# [Data section]
-- START --

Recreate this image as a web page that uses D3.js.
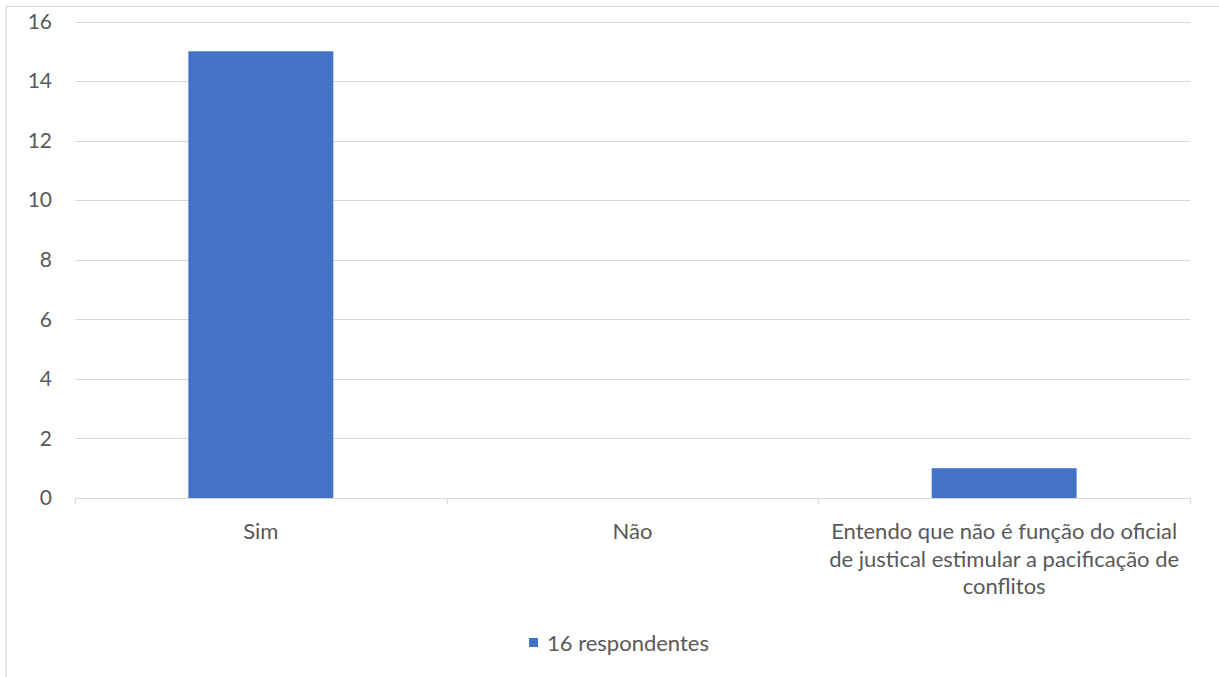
<!DOCTYPE html>
<html><head><meta charset="utf-8">
<script src="https://cdn.jsdelivr.net/npm/d3@7"></script>
<style>
html,body{margin:0;padding:0;background:#fff;}
svg{display:block;}
text{font-family:Lato,"Open Sans",sans-serif;fill:#595959;}
</style></head>
<body>
<svg id="chart" width="1219" height="677"></svg>
<script>
const categories = ["Sim", "Não", "Entendo que não é função do oficial de justical estimular a pacificação de conflitos"];
const values = [15, 0, 1];
const yTicks = [0, 2, 4, 6, 8, 10, 12, 14, 16];
const seriesName = "16 respondentes";

const svg = d3.select("#chart");
const m = {left: 75, right: 1190, top: 21.5, bottom: 498};

// chart border
svg.append("rect").attr("x", 6).attr("y", 6.5).attr("width", 1240).attr("height", 700)
  .attr("fill", "none").attr("stroke", "#d9d9d9").attr("stroke-width", 1.2);

const x = d3.scaleBand().domain(categories).range([m.left, m.right]).padding(0);
const y = d3.scaleLinear().domain([0, 16]).range([m.bottom, m.top]);

// gridlines
svg.append("g").selectAll("line").data(yTicks.filter(d => d > 0)).join("line")
  .attr("x1", m.left).attr("x2", m.right)
  .attr("y1", d => Math.round(y(d)) + 0.5).attr("y2", d => Math.round(y(d)) + 0.5)
  .attr("stroke", "#d9d9d9").attr("stroke-width", 1);

// y labels
const yAxis = d3.axisLeft(y).tickValues(yTicks).tickSize(0).tickPadding(23);
const gy = svg.append("g").attr("transform", `translate(${m.left},0)`).call(yAxis);
gy.select(".domain").remove();
gy.selectAll("text").attr("font-size", 21).attr("fill", "#595959").attr("font-family", "Lato");

// bars
const bw = x.bandwidth() * 0.39;
svg.append("g").selectAll("rect").data(categories).join("rect")
  .attr("x", d => x(d) + (x.bandwidth() - bw) / 2)
  .attr("width", bw)
  .attr("y", (d, i) => y(values[i]))
  .attr("height", (d, i) => y(0) - y(values[i]))
  .attr("fill", "#4472c4");

// x axis
const gx = svg.append("g").attr("transform", `translate(0,${m.bottom})`);
gx.append("line").attr("x1", m.left).attr("x2", m.right).attr("y1", 0.5).attr("y2", 0.5)
  .attr("stroke", "#d9d9d9").attr("stroke-width", 1.2);
const bounds = categories.map(c => x(c)).concat([m.right]);
gx.selectAll("line.tick").data(bounds).join("line").attr("class", "tick")
  .attr("x1", d => Math.round(d) + 0.5).attr("x2", d => Math.round(d) + 0.5)
  .attr("y1", 0).attr("y2", 6).attr("stroke", "#d9d9d9").attr("stroke-width", 1.2);

// x labels with wrapping
const maxW = x.bandwidth() - 10;
categories.forEach(c => {
  const t = gx.append("text").attr("x", x(c) + x.bandwidth() / 2).attr("y", 41)
    .attr("text-anchor", "middle").attr("font-size", 22);
  const words = c.split(" ");
  let lines = [], line = [];
  const probe = t.append("tspan");
  words.forEach(w => {
    line.push(w);
    probe.text(line.join(" "));
    if (probe.node().getComputedTextLength() > maxW && line.length > 1) {
      line.pop(); lines.push(line.join(" ")); line = [w];
    }
  });
  lines.push(line.join(" "));
  probe.remove();
  lines.forEach((l, i) => t.append("tspan").attr("x", x(c) + x.bandwidth() / 2)
    .attr("dy", i === 0 ? 0 : 27.5).text(l));
});

// legend
const lg = svg.append("g");
lg.append("rect").attr("x", 529).attr("y", 638).attr("width", 9).attr("height", 9).attr("fill", "#4472c4");
lg.append("text").attr("x", 547).attr("y", 651).attr("font-size", 22).text(seriesName);
</script>
</body></html>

-- END --

# [What to work on]
Set the pictures aside and transcribe the data above exactly.

# [Completed task]
Recreate this image as a web page that uses D3.js.
<!DOCTYPE html>
<html><head><meta charset="utf-8">
<script src="https://cdn.jsdelivr.net/npm/d3@7"></script>
<style>
html,body{margin:0;padding:0;background:#fff;}
svg{display:block;}
text{font-family:Lato,"Open Sans",sans-serif;fill:#595959;}
</style></head>
<body>
<svg id="chart" width="1219" height="677"></svg>
<script>
const categories = ["Sim", "Não", "Entendo que não é função do oficial de justical estimular a pacificação de conflitos"];
const values = [15, 0, 1];
const yTicks = [0, 2, 4, 6, 8, 10, 12, 14, 16];
const seriesName = "16 respondentes";

const svg = d3.select("#chart");
const m = {left: 75, right: 1190, top: 21.5, bottom: 498};

// chart border
svg.append("rect").attr("x", 6).attr("y", 6.5).attr("width", 1240).attr("height", 700)
  .attr("fill", "none").attr("stroke", "#d9d9d9").attr("stroke-width", 1.2);

const x = d3.scaleBand().domain(categories).range([m.left, m.right]).padding(0);
const y = d3.scaleLinear().domain([0, 16]).range([m.bottom, m.top]);

// gridlines
svg.append("g").selectAll("line").data(yTicks.filter(d => d > 0)).join("line")
  .attr("x1", m.left).attr("x2", m.right)
  .attr("y1", d => Math.round(y(d)) + 0.5).attr("y2", d => Math.round(y(d)) + 0.5)
  .attr("stroke", "#d9d9d9").attr("stroke-width", 1);

// y labels
const yAxis = d3.axisLeft(y).tickValues(yTicks).tickSize(0).tickPadding(23);
const gy = svg.append("g").attr("transform", `translate(${m.left},0)`).call(yAxis);
gy.select(".domain").remove();
gy.selectAll("text").attr("font-size", 21).attr("fill", "#595959").attr("font-family", "Lato");

// bars
const bw = x.bandwidth() * 0.39;
svg.append("g").selectAll("rect").data(categories).join("rect")
  .attr("x", d => x(d) + (x.bandwidth() - bw) / 2)
  .attr("width", bw)
  .attr("y", (d, i) => y(values[i]))
  .attr("height", (d, i) => y(0) - y(values[i]))
  .attr("fill", "#4472c4");

// x axis
const gx = svg.append("g").attr("transform", `translate(0,${m.bottom})`);
gx.append("line").attr("x1", m.left).attr("x2", m.right).attr("y1", 0.5).attr("y2", 0.5)
  .attr("stroke", "#d9d9d9").attr("stroke-width", 1.2);
const bounds = categories.map(c => x(c)).concat([m.right]);
gx.selectAll("line.tick").data(bounds).join("line").attr("class", "tick")
  .attr("x1", d => Math.round(d) + 0.5).attr("x2", d => Math.round(d) + 0.5)
  .attr("y1", 0).attr("y2", 6).attr("stroke", "#d9d9d9").attr("stroke-width", 1.2);

// x labels with wrapping
const maxW = x.bandwidth() - 10;
categories.forEach(c => {
  const t = gx.append("text").attr("x", x(c) + x.bandwidth() / 2).attr("y", 41)
    .attr("text-anchor", "middle").attr("font-size", 22);
  const words = c.split(" ");
  let lines = [], line = [];
  const probe = t.append("tspan");
  words.forEach(w => {
    line.push(w);
    probe.text(line.join(" "));
    if (probe.node().getComputedTextLength() > maxW && line.length > 1) {
      line.pop(); lines.push(line.join(" ")); line = [w];
    }
  });
  lines.push(line.join(" "));
  probe.remove();
  lines.forEach((l, i) => t.append("tspan").attr("x", x(c) + x.bandwidth() / 2)
    .attr("dy", i === 0 ? 0 : 27.5).text(l));
});

// legend
const lg = svg.append("g");
lg.append("rect").attr("x", 529).attr("y", 638).attr("width", 9).attr("height", 9).attr("fill", "#4472c4");
lg.append("text").attr("x", 547).attr("y", 651).attr("font-size", 22).text(seriesName);
</script>
</body></html>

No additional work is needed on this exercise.